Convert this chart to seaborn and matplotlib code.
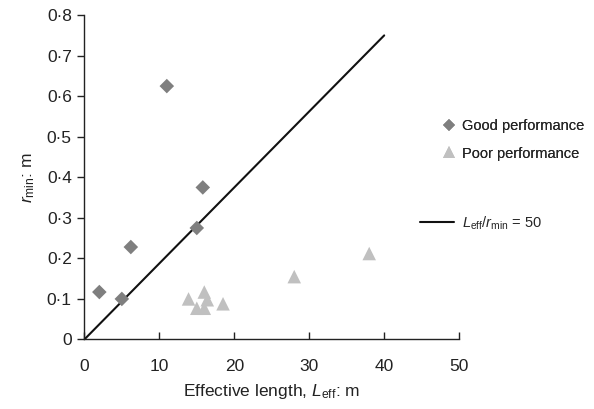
import matplotlib
matplotlib.use("Agg")
import matplotlib.pyplot as plt
from matplotlib.lines import Line2D
import seaborn as sns
import pandas as pd

# ---- data ----
good_x = [2.0, 5.0, 6.2, 11.0, 15.0, 15.8]
good_y = [0.117, 0.100, 0.228, 0.625, 0.275, 0.375]
poor_x = [13.9, 15.0, 16.0, 16.0, 16.4, 18.5, 28.0, 38.0]
poor_y = [0.100, 0.077, 0.077, 0.117, 0.098, 0.088, 0.155, 0.212]
line_x = [0, 40]
line_y = [0, 0.75]
x_ticks = [0, 10, 20, 30, 40, 50]
y_ticks = [0, 0.1, 0.2, 0.3, 0.4, 0.5, 0.6, 0.7, 0.8]
y_tick_labels = ["0", "0·1", "0·2", "0·3", "0·4", "0·5", "0·6", "0·7", "0·8"]
groups = ["Good performance", "Poor performance"]

df = pd.DataFrame({
    "x": good_x + poor_x,
    "y": good_y + poor_y,
    "group": [groups[0]] * len(good_x) + [groups[1]] * len(poor_x),
})

sns.set_theme(style="ticks")
plt.rcParams["font.family"] = ["Liberation Sans", "DejaVu Sans"]
plt.rcParams["mathtext.fontset"] = "custom"
plt.rcParams["mathtext.rm"] = "Liberation Sans"
plt.rcParams["mathtext.it"] = "Liberation Sans:italic"

fig = plt.figure(figsize=(5.94, 4.09), dpi=100)
ax = fig.add_axes([0.142, 0.170, 0.631, 0.793])

colors = {groups[0]: "#7f7f7f", groups[1]: "#c0c0c0"}
markers = {groups[0]: "D", groups[1]: "^"}
sizes_map = {groups[0]: 55, groups[1]: 95}
for g in groups:
    sub = df[df["group"] == g]
    sns.scatterplot(data=sub, x="x", y="y", color=colors[g], marker=markers[g],
                    s=sizes_map[g], edgecolor="none", linewidth=0, ax=ax,
                    legend=False, zorder=3)

sns.lineplot(x=line_x, y=line_y, color="#111111", linewidth=1.5, ax=ax,
             legend=False, zorder=2)

ax.set_xlim(0, 50)
ax.set_ylim(0, 0.8)
ax.set_xticks(x_ticks)
ax.set_xticklabels([str(t) for t in x_ticks])
ax.set_yticks(y_ticks)
ax.set_yticklabels(y_tick_labels)
sns.despine(ax=ax)
for sp in ["left", "bottom"]:
    ax.spines[sp].set_color("#222222")
    ax.spines[sp].set_linewidth(1.0)
ax.tick_params(axis="x", direction="in", length=5, width=1, labelsize=12.5,
               colors="#222222", pad=14)
ax.tick_params(axis="y", direction="out", length=5, width=1, labelsize=12.5,
               colors="#222222", pad=4)

ax.set_xlabel(r"Effective length, $\mathit{L}_{\mathrm{eff}}$: m", fontsize=12.5,
              color="#222222", labelpad=6)
ax.set_ylabel(r"$\mathit{r}_{\mathrm{min}}$: m", fontsize=12.5, color="#222222",
              labelpad=7)

h1 = [Line2D([], [], linestyle="none", marker="D", color=colors[groups[0]],
             markersize=6.5, markeredgewidth=0),
      Line2D([], [], linestyle="none", marker="^", color=colors[groups[1]],
             markersize=9, markeredgewidth=0)]
leg1 = fig.legend(h1, groups, loc="upper left", bbox_to_anchor=(0.722, 0.742),
                  frameon=False, fontsize=10.5, handlelength=1.0,
                  handletextpad=0.35, labelspacing=0.95)
h2 = [Line2D([], [], color="#111111", linewidth=1.5)]
leg2 = fig.legend(h2, [r"$\mathit{L}_{\mathrm{eff}}/\mathit{r}_{\mathrm{min}}$ = 50"],
                  loc="upper left", bbox_to_anchor=(0.685, 0.508),
                  frameon=False, fontsize=10.5, handlelength=2.3,
                  handletextpad=0.6)
fig.add_artist(leg1)

fig.savefig("out.png", dpi=100)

§ **Work to be completed**
Reproduce the full listing faithfully, but do not carry over any pictures.

§ **Exercise solution**
Convert this chart to seaborn and matplotlib code.
import matplotlib
matplotlib.use("Agg")
import matplotlib.pyplot as plt
from matplotlib.lines import Line2D
import seaborn as sns
import pandas as pd

# ---- data ----
good_x = [2.0, 5.0, 6.2, 11.0, 15.0, 15.8]
good_y = [0.117, 0.100, 0.228, 0.625, 0.275, 0.375]
poor_x = [13.9, 15.0, 16.0, 16.0, 16.4, 18.5, 28.0, 38.0]
poor_y = [0.100, 0.077, 0.077, 0.117, 0.098, 0.088, 0.155, 0.212]
line_x = [0, 40]
line_y = [0, 0.75]
x_ticks = [0, 10, 20, 30, 40, 50]
y_ticks = [0, 0.1, 0.2, 0.3, 0.4, 0.5, 0.6, 0.7, 0.8]
y_tick_labels = ["0", "0·1", "0·2", "0·3", "0·4", "0·5", "0·6", "0·7", "0·8"]
groups = ["Good performance", "Poor performance"]

df = pd.DataFrame({
    "x": good_x + poor_x,
    "y": good_y + poor_y,
    "group": [groups[0]] * len(good_x) + [groups[1]] * len(poor_x),
})

sns.set_theme(style="ticks")
plt.rcParams["font.family"] = ["Liberation Sans", "DejaVu Sans"]
plt.rcParams["mathtext.fontset"] = "custom"
plt.rcParams["mathtext.rm"] = "Liberation Sans"
plt.rcParams["mathtext.it"] = "Liberation Sans:italic"

fig = plt.figure(figsize=(5.94, 4.09), dpi=100)
ax = fig.add_axes([0.142, 0.170, 0.631, 0.793])

colors = {groups[0]: "#7f7f7f", groups[1]: "#c0c0c0"}
markers = {groups[0]: "D", groups[1]: "^"}
sizes_map = {groups[0]: 55, groups[1]: 95}
for g in groups:
    sub = df[df["group"] == g]
    sns.scatterplot(data=sub, x="x", y="y", color=colors[g], marker=markers[g],
                    s=sizes_map[g], edgecolor="none", linewidth=0, ax=ax,
                    legend=False, zorder=3)

sns.lineplot(x=line_x, y=line_y, color="#111111", linewidth=1.5, ax=ax,
             legend=False, zorder=2)

ax.set_xlim(0, 50)
ax.set_ylim(0, 0.8)
ax.set_xticks(x_ticks)
ax.set_xticklabels([str(t) for t in x_ticks])
ax.set_yticks(y_ticks)
ax.set_yticklabels(y_tick_labels)
sns.despine(ax=ax)
for sp in ["left", "bottom"]:
    ax.spines[sp].set_color("#222222")
    ax.spines[sp].set_linewidth(1.0)
ax.tick_params(axis="x", direction="in", length=5, width=1, labelsize=12.5,
               colors="#222222", pad=14)
ax.tick_params(axis="y", direction="out", length=5, width=1, labelsize=12.5,
               colors="#222222", pad=4)

ax.set_xlabel(r"Effective length, $\mathit{L}_{\mathrm{eff}}$: m", fontsize=12.5,
              color="#222222", labelpad=6)
ax.set_ylabel(r"$\mathit{r}_{\mathrm{min}}$: m", fontsize=12.5, color="#222222",
              labelpad=7)

h1 = [Line2D([], [], linestyle="none", marker="D", color=colors[groups[0]],
             markersize=6.5, markeredgewidth=0),
      Line2D([], [], linestyle="none", marker="^", color=colors[groups[1]],
             markersize=9, markeredgewidth=0)]
leg1 = fig.legend(h1, groups, loc="upper left", bbox_to_anchor=(0.722, 0.742),
                  frameon=False, fontsize=10.5, handlelength=1.0,
                  handletextpad=0.35, labelspacing=0.95)
h2 = [Line2D([], [], color="#111111", linewidth=1.5)]
leg2 = fig.legend(h2, [r"$\mathit{L}_{\mathrm{eff}}/\mathit{r}_{\mathrm{min}}$ = 50"],
                  loc="upper left", bbox_to_anchor=(0.685, 0.508),
                  frameon=False, fontsize=10.5, handlelength=2.3,
                  handletextpad=0.6)
fig.add_artist(leg1)

fig.savefig("out.png", dpi=100)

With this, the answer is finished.